WHAT IS EXPECTED
Retype nothing but the lines from the start of the material up to and including the line with "-12, -14, -16];". Pictures don't belong in the copy.

AVAILABLE DATA
##############################

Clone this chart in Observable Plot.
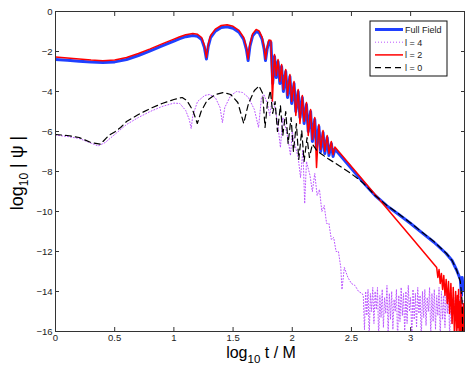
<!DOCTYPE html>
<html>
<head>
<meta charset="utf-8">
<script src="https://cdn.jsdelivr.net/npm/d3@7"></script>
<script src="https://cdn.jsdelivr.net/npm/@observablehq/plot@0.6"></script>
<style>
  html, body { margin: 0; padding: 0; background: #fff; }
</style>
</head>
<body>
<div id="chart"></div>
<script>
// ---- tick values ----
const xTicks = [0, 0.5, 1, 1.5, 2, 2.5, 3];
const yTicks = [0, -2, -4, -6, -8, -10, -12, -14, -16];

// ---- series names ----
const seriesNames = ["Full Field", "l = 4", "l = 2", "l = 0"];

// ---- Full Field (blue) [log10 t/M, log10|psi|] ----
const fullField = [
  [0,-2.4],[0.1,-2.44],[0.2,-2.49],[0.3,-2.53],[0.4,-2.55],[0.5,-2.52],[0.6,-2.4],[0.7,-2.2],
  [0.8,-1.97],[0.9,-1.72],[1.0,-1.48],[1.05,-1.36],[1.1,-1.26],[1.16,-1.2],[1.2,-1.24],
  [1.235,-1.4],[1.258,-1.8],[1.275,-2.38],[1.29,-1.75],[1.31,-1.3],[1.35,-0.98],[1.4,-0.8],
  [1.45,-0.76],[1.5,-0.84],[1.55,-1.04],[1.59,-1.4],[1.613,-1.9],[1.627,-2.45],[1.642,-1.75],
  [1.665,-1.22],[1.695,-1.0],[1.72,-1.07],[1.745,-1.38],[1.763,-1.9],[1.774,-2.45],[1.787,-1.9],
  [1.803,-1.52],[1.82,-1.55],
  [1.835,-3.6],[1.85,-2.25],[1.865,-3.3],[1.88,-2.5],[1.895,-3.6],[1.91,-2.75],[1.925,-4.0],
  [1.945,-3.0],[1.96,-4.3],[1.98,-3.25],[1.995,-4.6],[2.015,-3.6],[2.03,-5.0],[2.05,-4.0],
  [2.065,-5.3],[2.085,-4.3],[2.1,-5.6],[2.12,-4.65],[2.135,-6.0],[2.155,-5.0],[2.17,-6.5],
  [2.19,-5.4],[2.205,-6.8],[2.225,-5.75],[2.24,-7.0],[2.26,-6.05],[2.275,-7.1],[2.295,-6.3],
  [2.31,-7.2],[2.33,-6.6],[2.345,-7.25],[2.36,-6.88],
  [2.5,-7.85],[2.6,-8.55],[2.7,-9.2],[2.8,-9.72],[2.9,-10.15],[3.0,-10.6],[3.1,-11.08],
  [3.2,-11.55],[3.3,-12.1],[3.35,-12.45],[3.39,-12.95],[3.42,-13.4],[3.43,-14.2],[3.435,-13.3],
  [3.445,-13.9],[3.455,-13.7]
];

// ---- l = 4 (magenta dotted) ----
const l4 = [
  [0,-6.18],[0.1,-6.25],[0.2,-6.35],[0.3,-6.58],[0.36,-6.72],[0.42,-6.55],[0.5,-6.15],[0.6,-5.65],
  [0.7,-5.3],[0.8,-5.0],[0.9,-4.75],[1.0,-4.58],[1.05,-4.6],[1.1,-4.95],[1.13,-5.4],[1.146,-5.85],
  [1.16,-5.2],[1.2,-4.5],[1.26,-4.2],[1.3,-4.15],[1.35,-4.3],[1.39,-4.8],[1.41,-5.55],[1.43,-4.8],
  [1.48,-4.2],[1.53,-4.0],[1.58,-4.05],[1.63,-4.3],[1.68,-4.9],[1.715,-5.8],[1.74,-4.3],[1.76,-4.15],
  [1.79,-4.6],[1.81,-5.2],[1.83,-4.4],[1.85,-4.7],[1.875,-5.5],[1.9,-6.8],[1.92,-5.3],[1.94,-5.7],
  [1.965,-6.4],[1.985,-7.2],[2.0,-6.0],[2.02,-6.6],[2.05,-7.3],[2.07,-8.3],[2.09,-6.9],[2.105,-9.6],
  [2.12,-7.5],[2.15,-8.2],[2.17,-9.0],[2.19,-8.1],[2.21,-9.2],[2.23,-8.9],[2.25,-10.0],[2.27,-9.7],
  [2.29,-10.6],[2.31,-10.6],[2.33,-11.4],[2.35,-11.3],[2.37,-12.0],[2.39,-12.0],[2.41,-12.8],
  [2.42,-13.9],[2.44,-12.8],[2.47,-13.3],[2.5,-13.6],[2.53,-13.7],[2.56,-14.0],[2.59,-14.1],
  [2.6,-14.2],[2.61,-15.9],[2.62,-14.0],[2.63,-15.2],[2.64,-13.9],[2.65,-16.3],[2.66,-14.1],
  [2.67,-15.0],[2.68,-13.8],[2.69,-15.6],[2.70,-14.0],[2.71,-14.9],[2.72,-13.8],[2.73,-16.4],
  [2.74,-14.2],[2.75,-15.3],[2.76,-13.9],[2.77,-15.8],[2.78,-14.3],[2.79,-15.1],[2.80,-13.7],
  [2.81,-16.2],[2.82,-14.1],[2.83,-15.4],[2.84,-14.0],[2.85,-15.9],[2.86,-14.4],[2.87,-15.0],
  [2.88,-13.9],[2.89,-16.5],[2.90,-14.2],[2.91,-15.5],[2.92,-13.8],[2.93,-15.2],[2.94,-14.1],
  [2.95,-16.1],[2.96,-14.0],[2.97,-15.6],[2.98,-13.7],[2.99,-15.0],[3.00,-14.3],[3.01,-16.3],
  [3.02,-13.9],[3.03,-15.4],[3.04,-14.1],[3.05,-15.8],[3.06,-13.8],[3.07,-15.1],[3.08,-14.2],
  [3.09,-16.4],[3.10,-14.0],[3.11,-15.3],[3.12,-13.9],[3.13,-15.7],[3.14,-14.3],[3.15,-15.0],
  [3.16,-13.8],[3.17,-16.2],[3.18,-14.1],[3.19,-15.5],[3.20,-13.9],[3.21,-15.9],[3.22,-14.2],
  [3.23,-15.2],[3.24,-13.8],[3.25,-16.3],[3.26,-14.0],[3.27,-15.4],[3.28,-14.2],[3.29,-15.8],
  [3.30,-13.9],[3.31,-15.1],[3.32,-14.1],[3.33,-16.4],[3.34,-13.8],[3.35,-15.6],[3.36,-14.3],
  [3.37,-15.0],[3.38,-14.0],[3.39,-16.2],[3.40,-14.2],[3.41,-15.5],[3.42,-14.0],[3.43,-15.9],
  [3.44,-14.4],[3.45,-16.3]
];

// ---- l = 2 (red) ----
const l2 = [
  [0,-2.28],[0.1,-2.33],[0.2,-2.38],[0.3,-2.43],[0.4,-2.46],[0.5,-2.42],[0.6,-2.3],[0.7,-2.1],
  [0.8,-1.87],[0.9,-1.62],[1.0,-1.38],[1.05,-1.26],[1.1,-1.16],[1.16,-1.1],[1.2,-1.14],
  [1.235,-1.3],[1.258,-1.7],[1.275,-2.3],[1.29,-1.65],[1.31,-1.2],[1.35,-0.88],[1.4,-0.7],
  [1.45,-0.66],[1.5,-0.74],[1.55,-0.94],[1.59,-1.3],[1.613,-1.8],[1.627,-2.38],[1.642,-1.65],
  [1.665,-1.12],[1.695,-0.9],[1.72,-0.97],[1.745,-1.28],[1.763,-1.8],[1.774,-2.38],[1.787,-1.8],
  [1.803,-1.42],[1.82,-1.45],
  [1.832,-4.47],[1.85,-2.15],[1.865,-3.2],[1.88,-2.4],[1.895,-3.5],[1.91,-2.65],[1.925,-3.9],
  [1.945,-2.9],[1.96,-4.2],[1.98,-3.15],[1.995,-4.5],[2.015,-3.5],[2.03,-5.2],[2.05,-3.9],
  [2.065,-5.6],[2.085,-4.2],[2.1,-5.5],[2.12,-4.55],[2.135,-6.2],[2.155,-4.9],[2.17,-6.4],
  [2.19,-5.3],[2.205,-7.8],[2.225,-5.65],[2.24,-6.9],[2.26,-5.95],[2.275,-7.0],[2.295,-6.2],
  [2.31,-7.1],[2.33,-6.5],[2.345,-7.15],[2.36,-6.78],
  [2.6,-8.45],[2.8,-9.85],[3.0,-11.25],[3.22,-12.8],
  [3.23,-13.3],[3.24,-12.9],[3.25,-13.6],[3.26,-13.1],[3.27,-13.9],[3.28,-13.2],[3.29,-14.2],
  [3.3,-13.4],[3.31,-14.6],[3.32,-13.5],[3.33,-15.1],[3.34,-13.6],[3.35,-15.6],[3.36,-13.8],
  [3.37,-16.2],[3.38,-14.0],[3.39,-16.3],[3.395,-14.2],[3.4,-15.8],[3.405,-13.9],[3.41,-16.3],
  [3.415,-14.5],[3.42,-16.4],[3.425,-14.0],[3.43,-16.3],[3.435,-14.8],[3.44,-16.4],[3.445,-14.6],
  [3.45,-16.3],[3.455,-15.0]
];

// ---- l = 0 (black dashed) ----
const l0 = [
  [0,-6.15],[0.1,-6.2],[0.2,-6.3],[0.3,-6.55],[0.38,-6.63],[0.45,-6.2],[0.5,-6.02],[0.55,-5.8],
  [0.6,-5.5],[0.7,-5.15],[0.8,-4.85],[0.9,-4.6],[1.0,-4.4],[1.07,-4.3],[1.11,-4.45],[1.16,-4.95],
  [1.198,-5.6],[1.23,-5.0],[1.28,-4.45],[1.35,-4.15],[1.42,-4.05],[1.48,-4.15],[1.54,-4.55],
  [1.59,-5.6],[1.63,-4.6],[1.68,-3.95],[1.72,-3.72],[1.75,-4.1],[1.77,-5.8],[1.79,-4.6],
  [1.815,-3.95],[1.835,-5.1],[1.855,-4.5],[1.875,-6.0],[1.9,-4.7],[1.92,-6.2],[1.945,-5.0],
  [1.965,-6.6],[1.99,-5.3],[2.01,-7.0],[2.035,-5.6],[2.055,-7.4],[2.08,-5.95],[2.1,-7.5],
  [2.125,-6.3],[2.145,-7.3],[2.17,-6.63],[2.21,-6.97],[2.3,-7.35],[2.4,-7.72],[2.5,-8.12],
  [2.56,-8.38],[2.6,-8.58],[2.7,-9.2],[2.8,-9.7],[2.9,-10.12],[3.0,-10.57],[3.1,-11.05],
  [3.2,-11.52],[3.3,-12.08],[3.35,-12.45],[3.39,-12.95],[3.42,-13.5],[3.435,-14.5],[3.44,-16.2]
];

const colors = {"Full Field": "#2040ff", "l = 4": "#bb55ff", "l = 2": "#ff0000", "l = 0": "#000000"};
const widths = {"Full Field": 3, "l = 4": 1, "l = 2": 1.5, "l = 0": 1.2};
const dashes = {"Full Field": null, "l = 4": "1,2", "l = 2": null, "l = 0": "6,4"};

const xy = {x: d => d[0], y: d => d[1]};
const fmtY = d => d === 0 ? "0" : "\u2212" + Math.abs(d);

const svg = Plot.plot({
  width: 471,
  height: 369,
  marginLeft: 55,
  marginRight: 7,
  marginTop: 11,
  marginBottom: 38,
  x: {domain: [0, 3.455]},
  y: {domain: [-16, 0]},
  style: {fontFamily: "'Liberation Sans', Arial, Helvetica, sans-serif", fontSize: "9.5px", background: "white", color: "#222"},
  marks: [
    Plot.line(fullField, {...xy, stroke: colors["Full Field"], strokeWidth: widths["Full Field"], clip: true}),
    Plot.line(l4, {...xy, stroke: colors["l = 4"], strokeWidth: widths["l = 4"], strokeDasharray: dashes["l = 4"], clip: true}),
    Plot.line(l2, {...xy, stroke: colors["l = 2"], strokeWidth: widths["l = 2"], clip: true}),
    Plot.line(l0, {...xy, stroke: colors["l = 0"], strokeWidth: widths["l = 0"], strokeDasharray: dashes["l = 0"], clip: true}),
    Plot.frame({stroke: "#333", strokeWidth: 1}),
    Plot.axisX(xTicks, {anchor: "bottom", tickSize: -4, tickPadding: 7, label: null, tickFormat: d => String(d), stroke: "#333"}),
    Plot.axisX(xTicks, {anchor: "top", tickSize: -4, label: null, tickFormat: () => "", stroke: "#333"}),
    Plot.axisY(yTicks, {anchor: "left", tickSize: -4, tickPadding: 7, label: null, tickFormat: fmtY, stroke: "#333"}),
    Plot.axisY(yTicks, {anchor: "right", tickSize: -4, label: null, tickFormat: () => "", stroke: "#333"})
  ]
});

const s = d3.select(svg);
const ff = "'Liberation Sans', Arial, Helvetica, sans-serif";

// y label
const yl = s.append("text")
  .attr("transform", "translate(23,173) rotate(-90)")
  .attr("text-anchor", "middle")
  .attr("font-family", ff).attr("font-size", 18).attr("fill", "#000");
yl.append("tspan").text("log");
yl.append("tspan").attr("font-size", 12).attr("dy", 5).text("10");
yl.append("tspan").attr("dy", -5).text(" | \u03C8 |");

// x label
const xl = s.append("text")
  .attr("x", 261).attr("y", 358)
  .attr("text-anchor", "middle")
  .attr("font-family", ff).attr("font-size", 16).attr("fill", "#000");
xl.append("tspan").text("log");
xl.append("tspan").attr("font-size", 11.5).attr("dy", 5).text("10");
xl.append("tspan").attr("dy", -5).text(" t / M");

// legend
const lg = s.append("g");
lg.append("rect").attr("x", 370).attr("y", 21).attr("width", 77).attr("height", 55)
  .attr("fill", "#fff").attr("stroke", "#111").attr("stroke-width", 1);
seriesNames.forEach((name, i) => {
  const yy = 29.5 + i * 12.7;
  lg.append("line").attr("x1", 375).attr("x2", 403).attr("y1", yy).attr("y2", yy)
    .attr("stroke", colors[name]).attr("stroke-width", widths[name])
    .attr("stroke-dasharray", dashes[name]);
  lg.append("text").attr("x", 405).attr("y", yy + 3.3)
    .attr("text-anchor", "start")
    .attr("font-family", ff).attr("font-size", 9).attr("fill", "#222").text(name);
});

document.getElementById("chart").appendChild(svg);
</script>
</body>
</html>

##############################

COMPLETED TASK
Clone this chart in Observable Plot.
<!DOCTYPE html>
<html>
<head>
<meta charset="utf-8">
<script src="https://cdn.jsdelivr.net/npm/d3@7"></script>
<script src="https://cdn.jsdelivr.net/npm/@observablehq/plot@0.6"></script>
<style>
  html, body { margin: 0; padding: 0; background: #fff; }
</style>
</head>
<body>
<div id="chart"></div>
<script>
// ---- tick values ----
const xTicks = [0, 0.5, 1, 1.5, 2, 2.5, 3];
const yTicks = [0, -2, -4, -6, -8, -10, -12, -14, -16];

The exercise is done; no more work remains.